(Records with drawing code)
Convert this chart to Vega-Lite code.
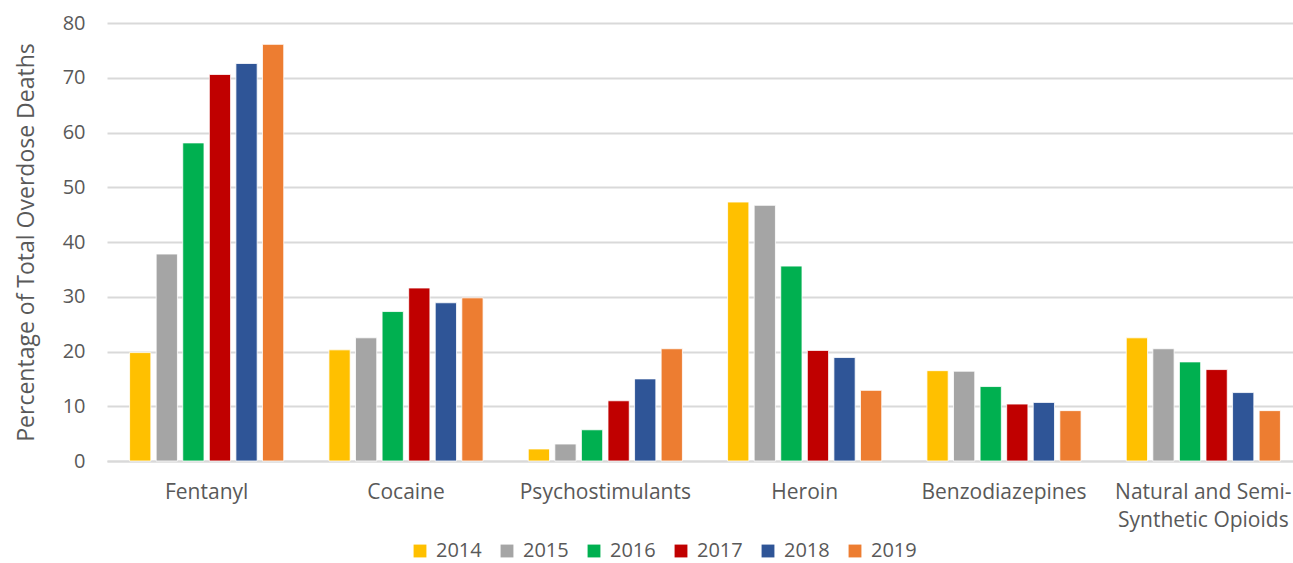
{
  "$schema": "https://vega.github.io/schema/vega-lite/v6.json",
  "autosize": {"type": "none"},
  "width": 1196,
  "height": 438,
  "padding": {"left": 107, "top": 23, "right": 0, "bottom": 102},
  "background": "white",
  "config": {
    "view": {"stroke": null},
    "font": "Open Sans",
    "axis": {"labelFont": "Open Sans", "titleFont": "Open Sans", "labelColor": "#595959", "titleColor": "#595959"},
    "legend": {"labelFont": "Open Sans"}
  },
  "data": {
    "values": [
      {"drug": "Fentanyl", "year": "2014", "pct": 19.8},
      {"drug": "Fentanyl", "year": "2015", "pct": 37.8},
      {"drug": "Fentanyl", "year": "2016", "pct": 58.1},
      {"drug": "Fentanyl", "year": "2017", "pct": 70.6},
      {"drug": "Fentanyl", "year": "2018", "pct": 72.6},
      {"drug": "Fentanyl", "year": "2019", "pct": 76.1},
      {"drug": "Cocaine", "year": "2014", "pct": 20.3},
      {"drug": "Cocaine", "year": "2015", "pct": 22.5},
      {"drug": "Cocaine", "year": "2016", "pct": 27.3},
      {"drug": "Cocaine", "year": "2017", "pct": 31.6},
      {"drug": "Cocaine", "year": "2018", "pct": 28.9},
      {"drug": "Cocaine", "year": "2019", "pct": 29.8},
      {"drug": "Psychostimulants", "year": "2014", "pct": 2.2},
      {"drug": "Psychostimulants", "year": "2015", "pct": 3.1},
      {"drug": "Psychostimulants", "year": "2016", "pct": 5.7},
      {"drug": "Psychostimulants", "year": "2017", "pct": 11.0},
      {"drug": "Psychostimulants", "year": "2018", "pct": 15.0},
      {"drug": "Psychostimulants", "year": "2019", "pct": 20.5},
      {"drug": "Heroin", "year": "2014", "pct": 47.3},
      {"drug": "Heroin", "year": "2015", "pct": 46.7},
      {"drug": "Heroin", "year": "2016", "pct": 35.6},
      {"drug": "Heroin", "year": "2017", "pct": 20.2},
      {"drug": "Heroin", "year": "2018", "pct": 18.9},
      {"drug": "Heroin", "year": "2019", "pct": 12.9},
      {"drug": "Benzodiazepines", "year": "2014", "pct": 16.5},
      {"drug": "Benzodiazepines", "year": "2015", "pct": 16.4},
      {"drug": "Benzodiazepines", "year": "2016", "pct": 13.6},
      {"drug": "Benzodiazepines", "year": "2017", "pct": 10.4},
      {"drug": "Benzodiazepines", "year": "2018", "pct": 10.7},
      {"drug": "Benzodiazepines", "year": "2019", "pct": 9.2},
      {"drug": "Natural and Semi-Synthetic Opioids", "year": "2014", "pct": 22.5},
      {"drug": "Natural and Semi-Synthetic Opioids", "year": "2015", "pct": 20.5},
      {"drug": "Natural and Semi-Synthetic Opioids", "year": "2016", "pct": 18.1},
      {"drug": "Natural and Semi-Synthetic Opioids", "year": "2017", "pct": 16.7},
      {"drug": "Natural and Semi-Synthetic Opioids", "year": "2018", "pct": 12.5},
      {"drug": "Natural and Semi-Synthetic Opioids", "year": "2019", "pct": 9.2}
    ]
  },
  "mark": {"type": "bar", "stroke": "white", "strokeWidth": 0.8},
  "encoding": {
    "x": {
      "field": "drug",
      "type": "nominal",
      "sort": null,
      "scale": {"paddingInner": 0.2, "paddingOuter": 0.1},
      "axis": {
        "title": null,
        "labelAngle": 0,
        "labelFontSize": 21,
        "labelPadding": 20,
        "labelLineHeight": 28,
        "labelBaseline": "top",
        "labelExpr": "datum.label == 'Natural and Semi-Synthetic Opioids' ? ['Natural and Semi-', 'Synthetic Opioids'] : datum.label",
        "ticks": false,
        "domainColor": "#D9D9D9",
        "domainWidth": 2,
        "grid": false
      }
    },
    "xOffset": {
      "field": "year",
      "type": "nominal",
      "scale": {"paddingInner": 0.2, "paddingOuter": 0.1}
    },
    "y": {
      "field": "pct",
      "type": "quantitative",
      "scale": {"domain": [0, 80], "nice": false},
      "axis": {
        "title": "Percentage of Total Overdose Deaths",
        "titleFontSize": 23,
        "titleFontWeight": "normal",
        "titlePadding": 24,
        "labelFontSize": 20,
        "labelPadding": 22,
        "values": [0, 10, 20, 30, 40, 50, 60, 70, 80],
        "ticks": false,
        "domain": false,
        "gridColor": "#D9D9D9",
        "gridWidth": 2
      }
    },
    "color": {
      "field": "year",
      "type": "nominal",
      "scale": {
        "domain": ["2014", "2015", "2016", "2017", "2018", "2019"],
        "range": ["#FFC000", "#A5A5A5", "#00B050", "#C00000", "#2F5597", "#ED7D31"]
      },
      "legend": {
        "title": null,
        "orient": "none",
        "direction": "horizontal",
        "columns": 6,
        "legendX": 303,
        "legendY": 518,
        "symbolType": "square",
        "symbolSize": 165,
        "symbolStrokeWidth": 0,
        "labelFontSize": 20,
        "labelColor": "#595959",
        "columnPadding": 15,
        "labelOffset": 6
      }
    }
  }
}
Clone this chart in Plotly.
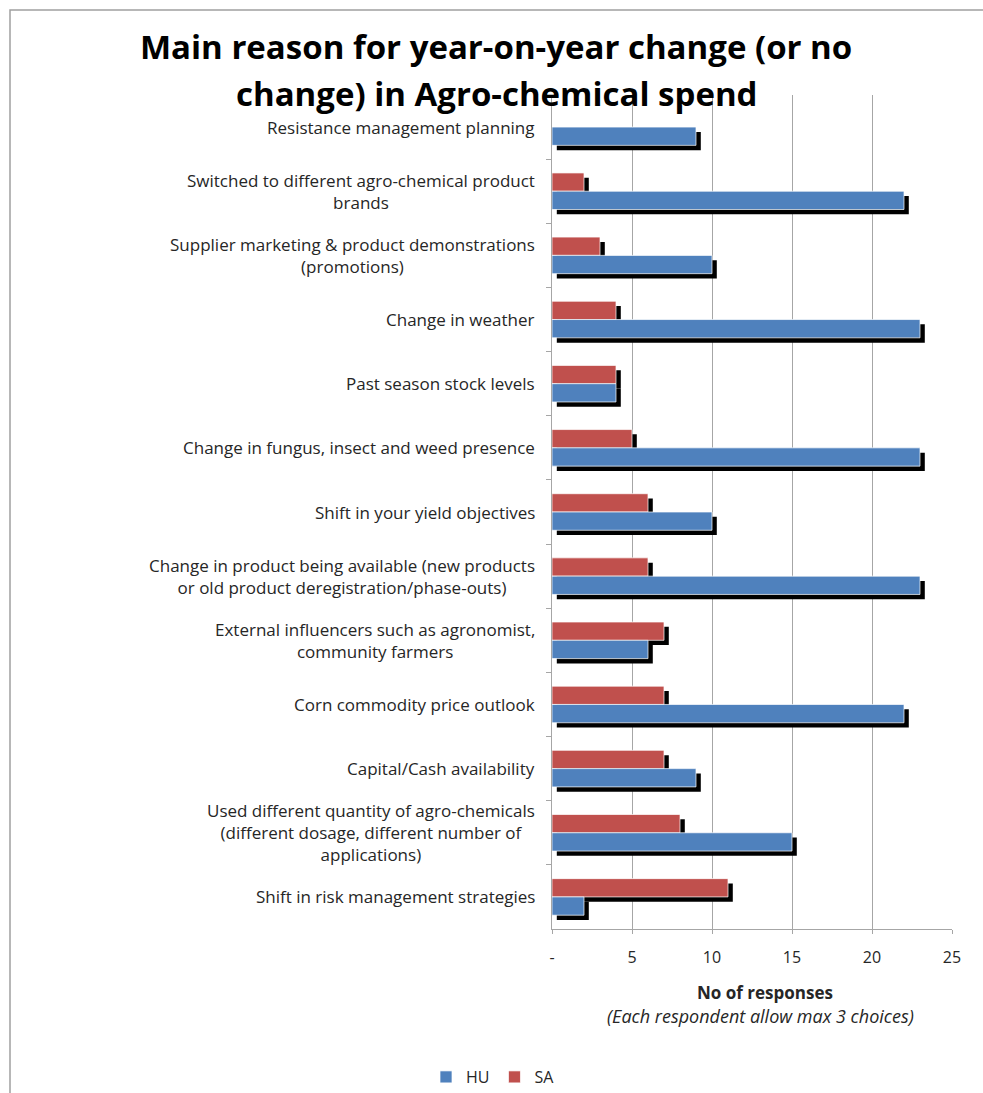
import plotly.graph_objects as go

categories = [
    "Resistance management planning",
    "Switched to different agro-chemical product<br>brands",
    "Supplier marketing & product demonstrations<br>(promotions)",
    "Change in weather",
    "Past season stock levels",
    "Change in fungus, insect and weed presence",
    "Shift in your yield objectives",
    "Change in product being available (new products<br>or old product deregistration/phase-outs)",
    "External influencers such as agronomist,<br>community farmers",
    "Corn commodity price outlook",
    "Capital/Cash availability",
    "Used different quantity of agro-chemicals<br>(different dosage, different number of<br>applications)",
    "Shift in risk management strategies",
]
hu_values = [9, 22, 10, 23, 4, 23, 10, 23, 6, 22, 9, 15, 2]
sa_values = [0, 2, 3, 4, 4, 5, 6, 6, 7, 7, 7, 8, 11]
tick_vals = [0, 5, 10, 15, 20, 25]
tick_text = ["-", "5", "10", "15", "20", "25"]

BLUE = "#4F81BD"
RED = "#C0504D"
GRID = "#a6a6a6"
TXT = "#262626"
FONT = "Open Sans"

BW = 0.285
SHX = 0.3
SHY = 0.075

fig = go.Figure()
# shadows
fig.add_trace(go.Bar(y=categories, x=sa_values, base=SHX, orientation="h",
                     offset=-BW + SHY, width=BW, marker=dict(color="black", line=dict(width=0)),
                     showlegend=False, hoverinfo="skip"))
fig.add_trace(go.Bar(y=categories, x=hu_values, base=SHX, orientation="h",
                     offset=SHY, width=BW, marker=dict(color="black", line=dict(width=0)),
                     showlegend=False, hoverinfo="skip"))
# bars
fig.add_trace(go.Bar(y=categories, x=sa_values, orientation="h", name="SA",
                     offset=-BW, width=BW, legendrank=2,
                     marker=dict(color=RED, line=dict(color="rgba(255,255,255,0.7)", width=1))))
fig.add_trace(go.Bar(y=categories, x=hu_values, orientation="h", name="HU",
                     offset=0, width=BW, legendrank=1,
                     marker=dict(color=BLUE, line=dict(color="rgba(255,255,255,0.7)", width=1))))

annotations = []
for c in categories:
    annotations.append(dict(text=c, x=0, xref="paper", y=c, yref="y", xanchor="right",
                            yanchor="middle", align="center", xshift=-15, showarrow=False,
                            font=dict(family=FONT, size=17, color=TXT)))

title_lines = ["Main reason for year-on-year change (or no", "change) in Agro-chemical spend"]
title_y = [(929 - 47) / 834, (929 - 93) / 834]
for t, yy in zip(title_lines, title_y):
    annotations.append(dict(text="<b>" + t + "</b>", x=(496 - 552) / 400, xref="paper", y=yy,
                            yref="paper", xanchor="center", yanchor="middle", showarrow=False,
                            font=dict(family=FONT, size=33, color="black")))

annotations.append(dict(text="<b>No of responses</b>", x=(765 - 552) / 400, xref="paper",
                        y=(929 - 992) / 834, yref="paper", xanchor="center", yanchor="middle",
                        showarrow=False, font=dict(family=FONT, size=17, color=TXT)))
annotations.append(dict(text="<i>(Each respondent allow max 3 choices)</i>", x=(760 - 552) / 400,
                        xref="paper", y=(929 - 1016) / 834, yref="paper", xanchor="center",
                        yanchor="middle", showarrow=False, font=dict(family=FONT, size=18, color=TXT)))

fig.update_layout(
    width=983, height=1093,
    margin=dict(l=552, r=31, t=95, b=164, autoexpand=False),
    paper_bgcolor="white", plot_bgcolor="white",
    barmode="overlay",
    showlegend=True,
    legend=dict(orientation="h", xref="container", x=493 / 983, xanchor="center",
                yref="container", y=(1093 - 1077) / 1093, yanchor="middle",
                font=dict(family=FONT, size=16, color=TXT), itemwidth=30,
                tracegroupgap=0, entrywidth=0),
    annotations=annotations,
    shapes=[dict(type="rect", xref="paper", yref="paper",
                 x0=(10 - 552) / 400, x1=(1000 - 552) / 400,
                 y0=(929 - 1110) / 834, y1=(929 - 10) / 834,
                 line=dict(color="#a0a0a0", width=1.5), layer="below")],
    xaxis=dict(range=[0, 25], tickvals=tick_vals, ticktext=tick_text,
               showgrid=True, gridcolor=GRID, gridwidth=1, zeroline=False,
               showline=True, linecolor=GRID, linewidth=1,
               ticks="outside", ticklen=4, tickcolor=GRID, automargin=False,
               tickfont=dict(family=FONT, size=16, color=TXT), ticklabelstandoff=10),
    yaxis=dict(autorange="reversed", type="category", showticklabels=False,
               tickson="boundaries", ticks="outside", ticklen=5, tickcolor=GRID,
               showgrid=False, showline=True, linecolor=GRID, linewidth=1, automargin=False),
    font=dict(family=FONT),
)

fig.write_html("out.html")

● **Work instructions**
Above are some entries; copy exactly the lines from the line with "Clone this chart in Plotly." through the line with "import plotly.graph_objects as go", both included, but none of the pictures.

● **Response to the task**
Clone this chart in Plotly.
import plotly.graph_objects as go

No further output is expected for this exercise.